The employee should also be given the opportunity to write a response to his or her evaluation. This improves employer-employee communication and often creates a record of the employee’s assent to the evaluation. Should the employee refuse to sign his or her evaluation, the manager should note such refusal on the form itself to provide a record that the employee was given a chance to review the evaluation.

The employee should also have the opportunity to agree or disagree with the job criteria for which he or she is evaluated. If the employee agrees with the duties being described, then there can be no dispute regarding the scope of the evaluation. If the employee disagrees with the evaluation, then the employer has the opportunity to change the criteria of the evaluation or reintroduce the employee to the duties of his or her job. 

To the extent that performance evaluations are used as an opportunity to motivate an employee to reach some stated goal, acknowledgment of that goal should also be made on the evaluation.

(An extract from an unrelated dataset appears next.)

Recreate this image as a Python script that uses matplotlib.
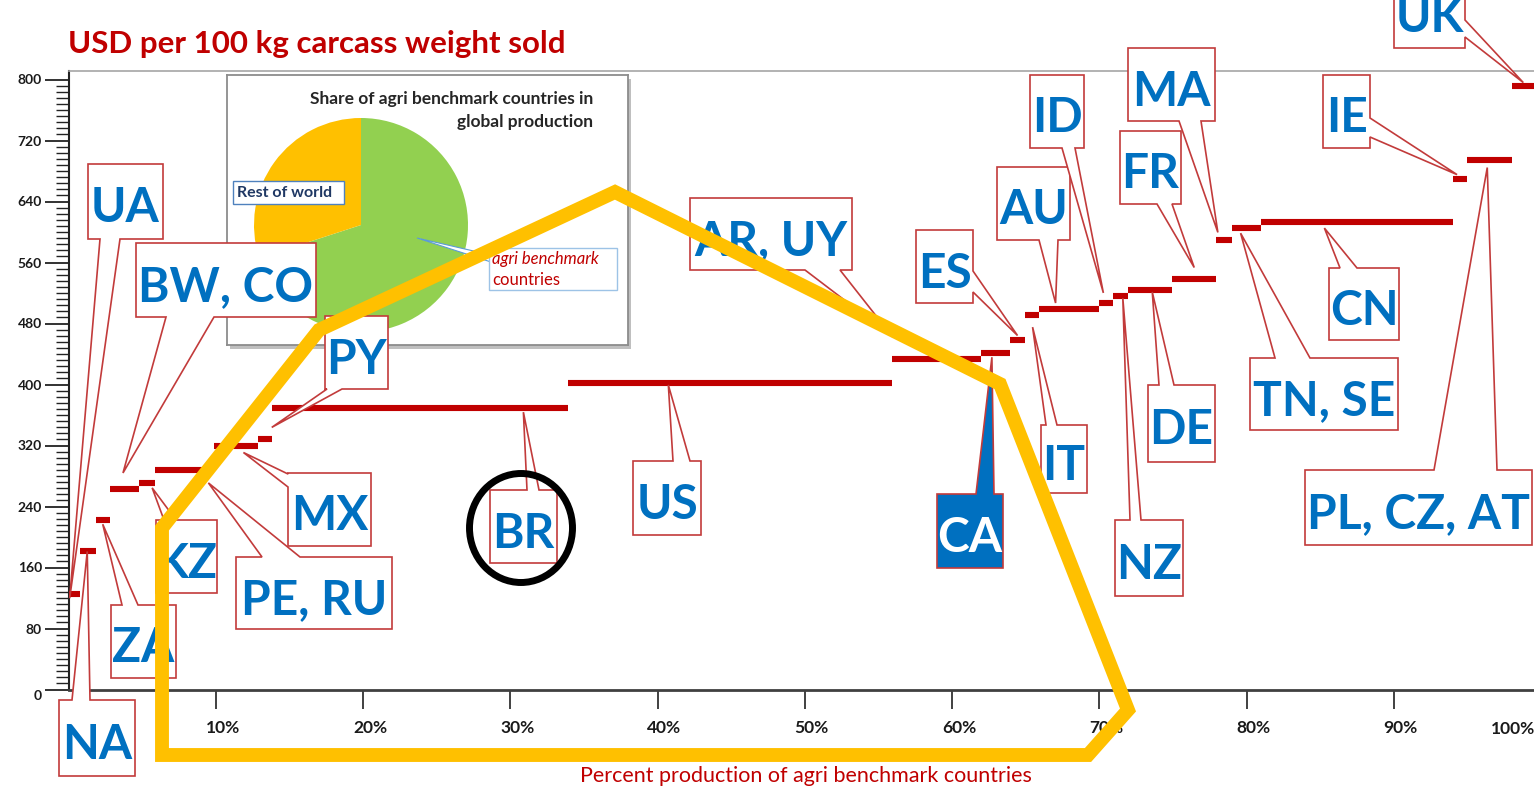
import numpy as np
import matplotlib
matplotlib.use('Agg')
import matplotlib.pyplot as plt
import matplotlib.transforms as mtransforms
from matplotlib.patches import Polygon, Ellipse, Rectangle

# data
countries = ['UA', 'NA', 'ZA', 'BW, CO', 'KZ', 'PE, RU', 'MX', 'PY', 'BR', 'US',
             'AR, UY', 'CA', 'ES', 'IT', 'AU', 'ID', 'NZ', 'DE', 'FR', 'MA',
             'TN, SE', 'CN', 'IE', 'PL, CZ, AT', 'UK']
shares = [0.8, 1.05, 0.95, 2.0, 1.1, 4.0, 3.0, 0.95, 20.05, 22.05,
          6.0, 2.0, 1.0, 0.95, 4.05, 1.0, 1.0, 3.0, 3.0, 1.05,
          2.0, 13.0, 1.0, 3.0, 2.0]
values = [125, 181, 222, 263, 271, 288, 320, 328, 369, 402,
          434, 441, 459, 491, 499, 507, 516, 524, 539, 589,
          605, 613, 670, 695, 792]
pie_labels = ['agri benchmark countries', 'Rest of world']
pie_shares = [70, 30]
y_ticks = list(range(0, 801, 80))
x_ticks = list(range(10, 100, 10))

# callout layout in image pixels: box, side of the pointer, pointer base, spot on bar, y shift
callouts = {
    'UA': ((88, 164, 163, 239), 'bottom', (100, 120), 0.10, 4),
    'NA': ((59, 700, 135, 776), 'top', (72, 90), 0.45, 0),
    'ZA': ((111, 605, 176, 678), 'top', (122, 138), 0.50, 4),
    'BW, CO': ((136, 243, 316, 317), 'bottom', (166, 214), 0.45, -16),
    'KZ': ((156, 520, 217, 593), 'top', (164, 176), 0.80, 5),
    'PE, RU': ((236, 557, 392, 629), 'top', (262, 300), 0.90, 13),
    'MX': ((288, 473, 371, 546), 'left', (474, 487), 0.66, 7),
    'PY': ((325, 316, 388, 389), 'bottom', (327, 342), 0.95, -12),
    'BR': ((490, 490, 557, 563), 'top', (527, 539), 0.85, 4),
    'US': ((633, 461, 701, 535), 'top', (673, 690), 0.31, 2),
    'AR, UY': ((690, 198, 852, 270), 'bottom', (805, 840), 0.0, -22),
    'CA': ((937, 494, 1003, 568), 'top', (976, 994), 0.38, 4),
    'ES': ((916, 230, 973, 303), 'right', (271, 292), 0.50, -4),
    'IT': ((1041, 425, 1087, 493), 'top', (1046, 1057), 0.55, 12),
    'AU': ((997, 167, 1070, 240), 'bottom', (1039, 1058), 0.28, -6),
    'ID': ((1030, 75, 1084, 148), 'bottom', (1062, 1075), 0.33, -10),
    'NZ': ((1115, 520, 1183, 596), 'top', (1130, 1141), 0.65, 2),
    'DE': ((1148, 385, 1215, 462), 'top', (1159, 1174), 0.55, 2),
    'FR': ((1120, 131, 1181, 204), 'bottom', (1157, 1172), 0.50, -11),
    'MA': ((1128, 48, 1215, 121), 'bottom', (1179, 1201), 0.10, -8),
    'TN, SE': ((1250, 358, 1398, 430), 'top', (1275, 1310), 0.30, 5),
    'CN': ((1329, 268, 1399, 340), 'top', (1340, 1357), 0.33, 6),
    'IE': ((1323, 75, 1370, 148), 'right', (118, 137), 0.30, -4),
    'PL, CZ, AT': ((1305, 470, 1532, 545), 'top', (1434, 1497), 0.45, 8),
    'UK': ((1394, -40, 1465, 48), 'right', (20, 37), 0.40, -3),
}

W, H = 1534, 790
RED = '#C00000'
BLUE = '#0070C0'
plt.rcParams['font.family'] = ['Lato', 'DejaVu Sans']

fig = plt.figure(figsize=(W / 100, H / 100), dpi=100)

# main axes: 0 % at x=68.5 px, 100 % at 1541 px; 0 at y=689.5 px, 800 at 79.5 px
x0p, x100p = 68.5, 1541
y0p, y800p, ytopp = 689.5, 79.5, 71
ax = fig.add_axes([x0p / W, (H - y0p) / H, (x100p - x0p) / W, (y0p - ytopp) / H])
ax.set_xlim(0, 100)
ax.set_ylim(0, (y0p - ytopp) / (y0p - y800p) * 800)

ends = np.cumsum(shares)
starts = ends - np.array(shares)
ax.hlines(values, starts, ends, colors=RED, lw=4.4, capstyle='butt', zorder=3)

ax.spines['right'].set_visible(False)
ax.spines['top'].set_color('#A6A6A6')
ax.spines['top'].set_linewidth(1.2)
ax.spines['left'].set_color('#222222')
ax.spines['left'].set_linewidth(1.5)
ax.spines['bottom'].set_color('#404040')
ax.spines['bottom'].set_linewidth(2)

ax.set_yticks(y_ticks)
ax.set_yticks(np.arange(0, 801, 8), minor=True)
ax.set_yticklabels([str(t) for t in y_ticks], fontsize=10, fontweight='bold', color='#1a1a1a')
ax.tick_params(axis='y', which='major', length=17, width=1.3, color='#222222', pad=2)
ax.tick_params(axis='y', which='minor', length=9.5, width=1.0, color='#222222')
ax.get_yticklabels()[0].set_va('top')

ax.set_xticks(x_ticks)
ax.set_xticklabels([f'{t}%' for t in x_ticks], fontsize=12.5, fontweight='bold', color='#1a1a1a')
ax.tick_params(axis='x', which='major', length=14, width=1.3, color='#333333', pad=8)
shift = mtransforms.ScaledTranslation(7 / 100, 0, fig.dpi_scale_trans)
for lbl in ax.get_xticklabels():
    lbl.set_transform(lbl.get_transform() + shift)
fig.text(1513 / W, (H - 729) / H, '100%', ha='center', va='center',
         fontsize=12.5, fontweight='bold', color='#1a1a1a')

fig.text(68 / W, (H - 44) / H, 'USD per 100 kg carcass weight sold', color=RED,
         fontsize=22.5, fontweight='bold', ha='left', va='center')
fig.text(806 / W, (H - 776) / H, 'Percent production of agri benchmark countries',
         color=RED, fontsize=15.5, ha='center', va='center')

# inset pie (coordinates = image pixels, y measured upward)
fig.add_artist(Rectangle((230, H - 349), 401, 270, transform=mtransforms.IdentityTransform(),
                         fc='#BFBFBF', ec='none', zorder=0.5))
ax_in = fig.add_axes([227 / W, (H - 345) / H, 401 / W, 270 / H])
ax_in.set_zorder(1)
ax_in.pie(pie_shares, colors=['#92D050', '#FFC000'], startangle=90, counterclock=False,
          center=(361, H - 225), radius=107, frame=True, wedgeprops=dict(linewidth=0))
ax_in.set_xlim(227, 628)
ax_in.set_ylim(H - 345, H - 75)
ax_in.set_aspect('auto')
ax_in.set_xticks([])
ax_in.set_yticks([])
for s in ax_in.spines.values():
    s.set_color('#8C8C8C')
    s.set_linewidth(1.3)
ax_in.text(593, H - 99, 'Share of agri benchmark countries in', ha='right', va='center',
           fontsize=12.5, fontweight='bold', color='#262626')
ax_in.text(593, H - 122, 'global production', ha='right', va='center',
           fontsize=12.5, fontweight='bold', color='#262626')
ax_in.add_patch(Polygon([(417, H - 238), (491, H - 255), (491, H - 262)], closed=True,
                        fc='white', ec='#5B9BD5', lw=0.8))
ax_in.add_patch(Rectangle((233, H - 204), 111, 23, fc='white', ec='#4F81BD', lw=1))
ax_in.text(237, H - 193, pie_labels[1], ha='left', va='center', fontsize=11.5,
           fontweight='bold', color='#1F3864')
ax_in.add_patch(Rectangle((489, H - 290), 128, 42, fc='white', ec='#9DC3E6', lw=1))
ax_in.text(492, H - 259, 'agri benchmark', ha='left', va='center', fontsize=12,
           style='italic', color=RED)
ax_in.text(492, H - 280, 'countries', ha='left', va='center', fontsize=12, color=RED)

# overlay in image pixels (y downward)
ov = fig.add_axes([0, 0, 1, 1])
ov.set_xlim(0, W)
ov.set_ylim(H, 0)
ov.axis('off')
ov.set_zorder(3)


def to_img(x, v):
    dx, dy = ax.transData.transform((x, v))
    return dx, H - dy


def callout(name, box, side, base, apex, fill, tcolor):
    bx0, by0, bx1, by1 = box
    a, b = base
    if side == 'bottom':
        pts = [(bx0, by0), (bx1, by0), (bx1, by1), (b, by1), apex, (a, by1), (bx0, by1)]
    elif side == 'top':
        pts = [(bx0, by0), (a, by0), apex, (b, by0), (bx1, by0), (bx1, by1), (bx0, by1)]
    elif side == 'left':
        pts = [(bx0, by0), (bx1, by0), (bx1, by1), (bx0, by1), (bx0, b), apex, (bx0, a)]
    else:
        pts = [(bx0, by0), (bx1, by0), (bx1, a), apex, (bx1, b), (bx1, by1), (bx0, by1)]
    ov.add_patch(Polygon(pts, closed=True, fc=fill, ec='#C23B3B', lw=1.2,
                         joinstyle='miter', zorder=2))
    cx = (bx0 + bx1) / 2
    base_y = 32 if name == 'UK' else (by0 + by1) / 2 + 21
    ov.text(cx, base_y, name, ha='center', va='baseline', fontsize=34.5,
            fontweight='bold', color=tcolor, zorder=3)


for i, name in enumerate(countries):
    box, side, base, f, dy = callouts[name]
    px, py = to_img(starts[i] + f * shares[i], values[i])
    fill, tcolor = ('#0070C0', 'white') if name == 'CA' else ('white', BLUE)
    callout(name, box, side, base, (px, py + dy), fill, tcolor)

# yellow outline and BR circle
ov.add_patch(Polygon([(162, 755), (162, 528), (319, 330), (615, 192), (1000, 384),
                      (1128, 710), (1088, 755)], closed=True, fill=False,
                     ec='#FFC000', lw=10, joinstyle='miter', zorder=5))
ov.add_patch(Ellipse((521, 528), 103, 109, fill=False, ec='black', lw=5, zorder=6))

fig.savefig('out.png', dpi=100, facecolor='white')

For example, if the supervisor and employee agree that the employee has frequently been late for work and that the employee must work harder to be on time, then the goal of better punctuality should be noted on the evaluation. Goals should be measurable in nature to facilitate ease in future performance reviews.

When not to evaluate

Though performance evaluations can be helpful in improving employee performance and defending against litigation, they should not be used at all if certain elements of the procedure are missing. Remember, although an employee evaluation is a confidential document, a poorly drafted evaluation can be used by the employee against the employer should the employee file a lawsuit. The following are examples of crucial omissions from the evaluation procedure that render the evaluation useless or even harmful to the employer:

  • inconsistent performance reviews among employees
  • poorly defined or non-job-related performance criteria
  • undocumented performance evaluations
  • unclear delineations of employee deficiencies
  • failure by the employer to follow up on or enforce performance goals set in an evaluation.